Alva Long, Made Legal Mark As Freewheeling Crusader
As one friend tells it, Alva Long once sat quietly and watched as a court reporter dutifully recorded a witness's answer during pre-trial questioning.
At one point during the answer, Mr. Long disagreed, and was convinced the witness was lying. Dressed in a fluorescent jacket and bright pants, Mr. Long jumped up and swatted the court reporter's equipment across the room.
"Your job is to take down the truth, and that was a lie," the ponytailed attorney shouted.
It was but one incident over Mr. Long's decades-long career in private law practice in Auburn, but it embodied the spirit of his storied crusades.
Alva Long died Saturday at his home. He was 68.
Mr. Long, the freewheeling attorney who wore a peace symbol on his lapel and kept his office walls free of diplomas, earned a reputation early for challenging the legal establishment.
"I'm truly sorry he's gone," said Jim Turner, a Bellevue attorney and classmate of Mr. Long at the University of Washington Law School in the early 1950s.
"We need more people like that in our society to keep us awake."
He crusaded in the 1960s to either enforce or scrap the state's blue laws. He challenged his own Elks Club on the legality of long-held gaming nights. And he fought a parking ticket all the way to the state Supreme Court.
In every battle, the West Seattle native, and son of Juvenile Court Judge William Long, was known for his creative flair and his willingness to throw himself into the mix to test the meaning of a law.
But Mr. Long's selection of causes - which included trying to lose money at the Longacres racetrack (he won a bundle, actually) and parking all over town in poorly marked handicapped spaces - were not as random and spontaneous as his character suggested.
"My purpose is to fight a double standard and to seek the uniform enforcement of law as it is on the books," Mr. Long told a reporter during his campaign to get the state to either enforce its 1909 blue laws, or abandon them.
"I do not believe in selective enforcement of laws," said Mr. Long, who once headed the Auburn Committee for the Universal Applicability of Laws.
While the theme ran throughout Mr.

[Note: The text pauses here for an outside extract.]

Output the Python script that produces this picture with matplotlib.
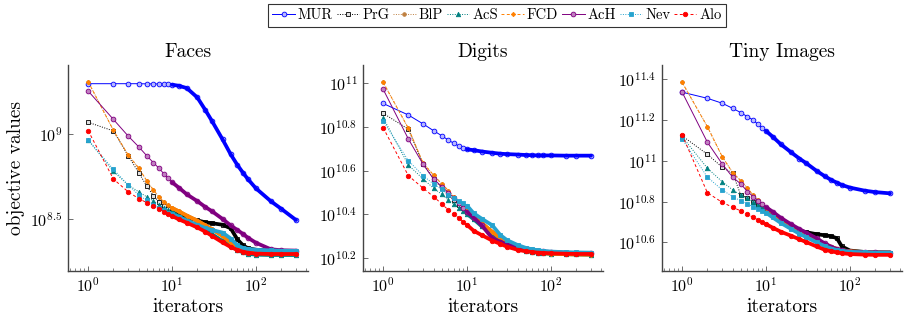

Long's career, he spent much of his time in recent decades working with clients who'd run into the law while drinking and driving.
A self-described alcoholic who took his last drink in the early 1970s, Mr. Long worked with clients to find a solution that would go beyond beating the rap.
"He really thought it could be used to help the plight of individuals," said Jeff Tolman, a Poulsbo, Kitsap County, attorney who knew Mr. Long for more than 15 years.
"Alva did it, like that old commercial, one client at a time," Tolman recalled. "He looked at each person as somebody he might be able to help."
But he also worked at a higher level, elected in 1990 to the Board of Governors of the Washington State Bar Association. During his three-year term as one of the leaders of the organization that represents thousands of working attorneys from across the state, Mr. Long continued to challenge the time-honored traditions of the legal community.
He declared that "tradition sucks," and sought to keep the group's expensive annual conferences in-state. He fought a membership-fee increase.
"No matter if you disagreed with him 1,000 percent" you had to respect him, said Lem Howell, a Seattle attorney who served on the Board of Governors with Mr. Long.
During an interview in 1979, the man who spent his life needling Washington's legal community envisioned his own funeral. The funeral would be by invitation only, Mr. Long supposed. There would be a taped speech. "Everyone would file by the open casket, where they would see a framed picture of a middle finger pointing in the air," he imagined then. "Alongside would be an urn of my ashes and a sign that would read, `This really burns me up.' "
Services for Mr. Long are being arranged by Price-Helton Funeral Home in Auburn.